## Provided data
** start **

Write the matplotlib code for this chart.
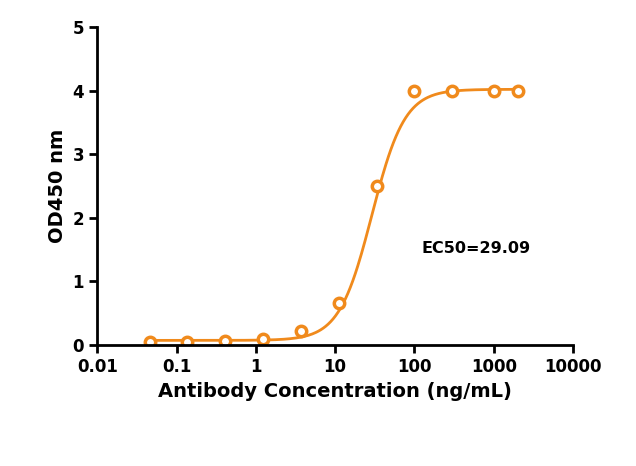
import numpy as np
import matplotlib
matplotlib.use("Agg")
import matplotlib.pyplot as plt

conc = [0.046, 0.137, 0.41, 1.23, 3.7, 11.1, 33.3, 100, 300, 1000, 2000]
od = [0.05, 0.05, 0.06, 0.09, 0.21, 0.66, 2.5, 4.0, 4.0, 4.0, 4.0]
bottom, top, ec50, hill = 0.07, 4.02, 29.09, 2.1
xticks = [0.01, 0.1, 1, 10, 100, 1000, 10000]
xticklabels = ["0.01", "0.1", "1", "10", "100", "1000", "10000"]
col = "#F08A1C"

fig = plt.figure(figsize=(6.36, 4.66), dpi=100)
ax = fig.add_axes([0.153, 0.26, 0.748, 0.682])
xs = np.logspace(np.log10(conc[0]), np.log10(conc[-1]), 300)
ys = bottom + (top - bottom) / (1 + (ec50 / xs) ** hill)
ax.plot(xs, ys, color=col, lw=2)
ax.plot(conc, od, 'o', mfc='white', mec=col, mew=2.5, ms=7.5)
ax.set_xscale('log')
ax.set_xlim(0.01, 10000)
ax.set_ylim(0, 5)
ax.set_xticks(xticks)
ax.set_xticklabels(xticklabels)
ax.minorticks_off()
ax.set_yticks(range(6))
for s in ['top', 'right']:
    ax.spines[s].set_visible(False)
for s in ['left', 'bottom']:
    ax.spines[s].set_linewidth(2)
ax.tick_params(width=2, length=6, labelsize=12)
for l in ax.get_xticklabels() + ax.get_yticklabels():
    l.set_fontweight('bold')
ax.set_xlabel("Antibody Concentration (ng/mL)", fontsize=14, fontweight='bold')
ax.set_ylabel("OD450 nm", fontsize=14, fontweight='bold')
ax.text(600, 1.45, "EC50=29.09", fontsize=11.5, fontweight='bold', ha='center')
fig.savefig("out.png", dpi=100)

** end **

## Task directions
Leaving out the pictures, repeat the data above exactly.

## Result for this exercise
Write the matplotlib code for this chart.
import numpy as np
import matplotlib
matplotlib.use("Agg")
import matplotlib.pyplot as plt

conc = [0.046, 0.137, 0.41, 1.23, 3.7, 11.1, 33.3, 100, 300, 1000, 2000]
od = [0.05, 0.05, 0.06, 0.09, 0.21, 0.66, 2.5, 4.0, 4.0, 4.0, 4.0]
bottom, top, ec50, hill = 0.07, 4.02, 29.09, 2.1
xticks = [0.01, 0.1, 1, 10, 100, 1000, 10000]
xticklabels = ["0.01", "0.1", "1", "10", "100", "1000", "10000"]
col = "#F08A1C"

fig = plt.figure(figsize=(6.36, 4.66), dpi=100)
ax = fig.add_axes([0.153, 0.26, 0.748, 0.682])
xs = np.logspace(np.log10(conc[0]), np.log10(conc[-1]), 300)
ys = bottom + (top - bottom) / (1 + (ec50 / xs) ** hill)
ax.plot(xs, ys, color=col, lw=2)
ax.plot(conc, od, 'o', mfc='white', mec=col, mew=2.5, ms=7.5)
ax.set_xscale('log')
ax.set_xlim(0.01, 10000)
ax.set_ylim(0, 5)
ax.set_xticks(xticks)
ax.set_xticklabels(xticklabels)
ax.minorticks_off()
ax.set_yticks(range(6))
for s in ['top', 'right']:
    ax.spines[s].set_visible(False)
for s in ['left', 'bottom']:
    ax.spines[s].set_linewidth(2)
ax.tick_params(width=2, length=6, labelsize=12)
for l in ax.get_xticklabels() + ax.get_yticklabels():
    l.set_fontweight('bold')
ax.set_xlabel("Antibody Concentration (ng/mL)", fontsize=14, fontweight='bold')
ax.set_ylabel("OD450 nm", fontsize=14, fontweight='bold')
ax.text(600, 1.45, "EC50=29.09", fontsize=11.5, fontweight='bold', ha='center')
fig.savefig("out.png", dpi=100)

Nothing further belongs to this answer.